▶ _Given request_: Write the data below out exactly as it stands. Do not include the pictures.

▶ _Data_:
____________

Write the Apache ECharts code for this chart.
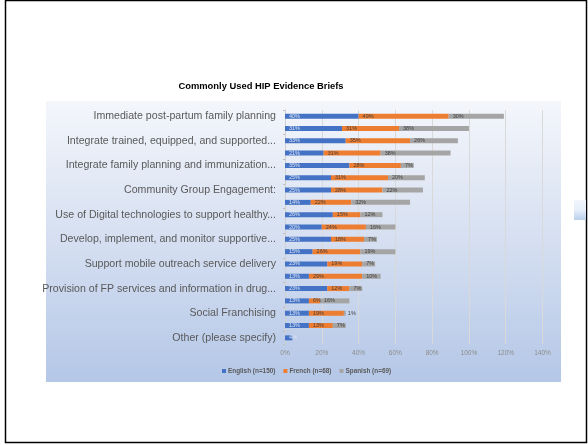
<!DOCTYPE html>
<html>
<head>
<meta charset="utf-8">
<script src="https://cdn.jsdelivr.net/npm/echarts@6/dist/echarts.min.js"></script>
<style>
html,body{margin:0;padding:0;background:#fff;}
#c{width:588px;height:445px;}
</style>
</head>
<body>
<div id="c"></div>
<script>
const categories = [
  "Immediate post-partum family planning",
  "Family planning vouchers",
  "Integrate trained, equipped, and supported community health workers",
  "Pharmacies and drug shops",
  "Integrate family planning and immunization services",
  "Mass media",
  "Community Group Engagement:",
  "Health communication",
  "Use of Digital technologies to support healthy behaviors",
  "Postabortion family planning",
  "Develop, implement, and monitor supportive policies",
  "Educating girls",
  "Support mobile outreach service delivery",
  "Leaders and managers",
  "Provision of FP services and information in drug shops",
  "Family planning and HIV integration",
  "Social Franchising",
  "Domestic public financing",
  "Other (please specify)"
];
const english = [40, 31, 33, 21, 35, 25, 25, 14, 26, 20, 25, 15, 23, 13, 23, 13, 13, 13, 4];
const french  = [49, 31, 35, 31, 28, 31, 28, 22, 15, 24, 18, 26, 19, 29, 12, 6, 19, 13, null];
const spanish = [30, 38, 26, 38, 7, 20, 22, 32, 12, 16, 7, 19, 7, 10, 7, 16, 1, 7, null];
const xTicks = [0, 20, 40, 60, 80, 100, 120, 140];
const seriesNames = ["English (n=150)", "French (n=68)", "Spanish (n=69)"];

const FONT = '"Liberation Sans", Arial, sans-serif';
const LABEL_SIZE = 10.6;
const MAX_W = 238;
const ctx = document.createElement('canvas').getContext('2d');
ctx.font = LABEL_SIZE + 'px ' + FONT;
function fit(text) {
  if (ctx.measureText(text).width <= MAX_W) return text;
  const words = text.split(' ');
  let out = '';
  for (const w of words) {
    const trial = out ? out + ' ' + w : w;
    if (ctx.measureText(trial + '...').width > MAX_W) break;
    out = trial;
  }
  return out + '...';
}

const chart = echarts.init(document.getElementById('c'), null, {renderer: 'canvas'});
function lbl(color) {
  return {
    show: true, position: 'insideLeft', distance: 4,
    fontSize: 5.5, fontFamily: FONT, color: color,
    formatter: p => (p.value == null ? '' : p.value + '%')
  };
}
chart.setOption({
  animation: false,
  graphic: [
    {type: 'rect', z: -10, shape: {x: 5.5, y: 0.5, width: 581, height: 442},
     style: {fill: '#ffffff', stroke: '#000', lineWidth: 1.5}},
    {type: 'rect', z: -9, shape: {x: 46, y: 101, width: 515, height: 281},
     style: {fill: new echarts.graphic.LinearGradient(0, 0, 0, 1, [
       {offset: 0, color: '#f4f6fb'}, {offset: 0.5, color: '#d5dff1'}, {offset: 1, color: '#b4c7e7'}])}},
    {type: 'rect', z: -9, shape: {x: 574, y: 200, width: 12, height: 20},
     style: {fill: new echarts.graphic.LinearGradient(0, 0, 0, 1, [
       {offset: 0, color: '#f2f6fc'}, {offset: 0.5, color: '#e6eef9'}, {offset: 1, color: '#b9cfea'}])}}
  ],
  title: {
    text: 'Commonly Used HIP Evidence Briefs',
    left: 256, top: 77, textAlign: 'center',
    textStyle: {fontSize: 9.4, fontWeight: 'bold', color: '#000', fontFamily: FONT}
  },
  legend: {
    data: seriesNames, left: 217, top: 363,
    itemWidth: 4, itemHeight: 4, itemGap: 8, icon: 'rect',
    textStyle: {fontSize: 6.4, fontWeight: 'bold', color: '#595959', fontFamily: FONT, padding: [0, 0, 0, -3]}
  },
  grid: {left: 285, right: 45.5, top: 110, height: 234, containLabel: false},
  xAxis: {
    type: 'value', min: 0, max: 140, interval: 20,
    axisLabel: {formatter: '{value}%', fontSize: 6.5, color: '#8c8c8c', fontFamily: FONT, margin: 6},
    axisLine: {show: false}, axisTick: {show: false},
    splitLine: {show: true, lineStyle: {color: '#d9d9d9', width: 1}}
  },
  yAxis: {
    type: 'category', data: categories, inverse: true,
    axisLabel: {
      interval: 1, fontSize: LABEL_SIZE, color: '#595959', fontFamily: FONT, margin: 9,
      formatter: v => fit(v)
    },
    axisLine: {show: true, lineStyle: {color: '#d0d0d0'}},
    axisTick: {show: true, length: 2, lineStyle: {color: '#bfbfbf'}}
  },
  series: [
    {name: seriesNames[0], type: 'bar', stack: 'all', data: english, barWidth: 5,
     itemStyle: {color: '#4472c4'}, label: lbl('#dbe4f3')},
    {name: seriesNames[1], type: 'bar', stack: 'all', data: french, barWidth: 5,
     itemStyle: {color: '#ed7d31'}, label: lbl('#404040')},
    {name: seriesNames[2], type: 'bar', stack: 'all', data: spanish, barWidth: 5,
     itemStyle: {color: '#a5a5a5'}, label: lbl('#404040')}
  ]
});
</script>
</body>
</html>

____________

▶ _Result for this task_:
Write the Apache ECharts code for this chart.
<!DOCTYPE html>
<html>
<head>
<meta charset="utf-8">
<script src="https://cdn.jsdelivr.net/npm/echarts@6/dist/echarts.min.js"></script>
<style>
html,body{margin:0;padding:0;background:#fff;}
#c{width:588px;height:445px;}
</style>
</head>
<body>
<div id="c"></div>
<script>
const categories = [
  "Immediate post-partum family planning",
  "Family planning vouchers",
  "Integrate trained, equipped, and supported community health workers",
  "Pharmacies and drug shops",
  "Integrate family planning and immunization services",
  "Mass media",
  "Community Group Engagement:",
  "Health communication",
  "Use of Digital technologies to support healthy behaviors",
  "Postabortion family planning",
  "Develop, implement, and monitor supportive policies",
  "Educating girls",
  "Support mobile outreach service delivery",
  "Leaders and managers",
  "Provision of FP services and information in drug shops",
  "Family planning and HIV integration",
  "Social Franchising",
  "Domestic public financing",
  "Other (please specify)"
];
const english = [40, 31, 33, 21, 35, 25, 25, 14, 26, 20, 25, 15, 23, 13, 23, 13, 13, 13, 4];
const french  = [49, 31, 35, 31, 28, 31, 28, 22, 15, 24, 18, 26, 19, 29, 12, 6, 19, 13, null];
const spanish = [30, 38, 26, 38, 7, 20, 22, 32, 12, 16, 7, 19, 7, 10, 7, 16, 1, 7, null];
const xTicks = [0, 20, 40, 60, 80, 100, 120, 140];
const seriesNames = ["English (n=150)", "French (n=68)", "Spanish (n=69)"];

const FONT = '"Liberation Sans", Arial, sans-serif';
const LABEL_SIZE = 10.6;
const MAX_W = 238;
const ctx = document.createElement('canvas').getContext('2d');
ctx.font = LABEL_SIZE + 'px ' + FONT;
function fit(text) {
  if (ctx.measureText(text).width <= MAX_W) return text;
  const words = text.split(' ');
  let out = '';
  for (const w of words) {
    const trial = out ? out + ' ' + w : w;
    if (ctx.measureText(trial + '...').width > MAX_W) break;
    out = trial;
  }
  return out + '...';
}

const chart = echarts.init(document.getElementById('c'), null, {renderer: 'canvas'});
function lbl(color) {
  return {
    show: true, position: 'insideLeft', distance: 4,
    fontSize: 5.5, fontFamily: FONT, color: color,
    formatter: p => (p.value == null ? '' : p.value + '%')
  };
}
chart.setOption({
  animation: false,
  graphic: [
    {type: 'rect', z: -10, shape: {x: 5.5, y: 0.5, width: 581, height: 442},
     style: {fill: '#ffffff', stroke: '#000', lineWidth: 1.5}},
    {type: 'rect', z: -9, shape: {x: 46, y: 101, width: 515, height: 281},
     style: {fill: new echarts.graphic.LinearGradient(0, 0, 0, 1, [
       {offset: 0, color: '#f4f6fb'}, {offset: 0.5, color: '#d5dff1'}, {offset: 1, color: '#b4c7e7'}])}},
    {type: 'rect', z: -9, shape: {x: 574, y: 200, width: 12, height: 20},
     style: {fill: new echarts.graphic.LinearGradient(0, 0, 0, 1, [
       {offset: 0, color: '#f2f6fc'}, {offset: 0.5, color: '#e6eef9'}, {offset: 1, color: '#b9cfea'}])}}
  ],
  title: {
    text: 'Commonly Used HIP Evidence Briefs',
    left: 256, top: 77, textAlign: 'center',
    textStyle: {fontSize: 9.4, fontWeight: 'bold', color: '#000', fontFamily: FONT}
  },
  legend: {
    data: seriesNames, left: 217, top: 363,
    itemWidth: 4, itemHeight: 4, itemGap: 8, icon: 'rect',
    textStyle: {fontSize: 6.4, fontWeight: 'bold', color: '#595959', fontFamily: FONT, padding: [0, 0, 0, -3]}
  },
  grid: {left: 285, right: 45.5, top: 110, height: 234, containLabel: false},
  xAxis: {
    type: 'value', min: 0, max: 140, interval: 20,
    axisLabel: {formatter: '{value}%', fontSize: 6.5, color: '#8c8c8c', fontFamily: FONT, margin: 6},
    axisLine: {show: false}, axisTick: {show: false},
    splitLine: {show: true, lineStyle: {color: '#d9d9d9', width: 1}}
  },
  yAxis: {
    type: 'category', data: categories, inverse: true,
    axisLabel: {
      interval: 1, fontSize: LABEL_SIZE, color: '#595959', fontFamily: FONT, margin: 9,
      formatter: v => fit(v)
    },
    axisLine: {show: true, lineStyle: {color: '#d0d0d0'}},
    axisTick: {show: true, length: 2, lineStyle: {color: '#bfbfbf'}}
  },
  series: [
    {name: seriesNames[0], type: 'bar', stack: 'all', data: english, barWidth: 5,
     itemStyle: {color: '#4472c4'}, label: lbl('#dbe4f3')},
    {name: seriesNames[1], type: 'bar', stack: 'all', data: french, barWidth: 5,
     itemStyle: {color: '#ed7d31'}, label: lbl('#404040')},
    {name: seriesNames[2], type: 'bar', stack: 'all', data: spanish, barWidth: 5,
     itemStyle: {color: '#a5a5a5'}, label: lbl('#404040')}
  ]
});
</script>
</body>
</html>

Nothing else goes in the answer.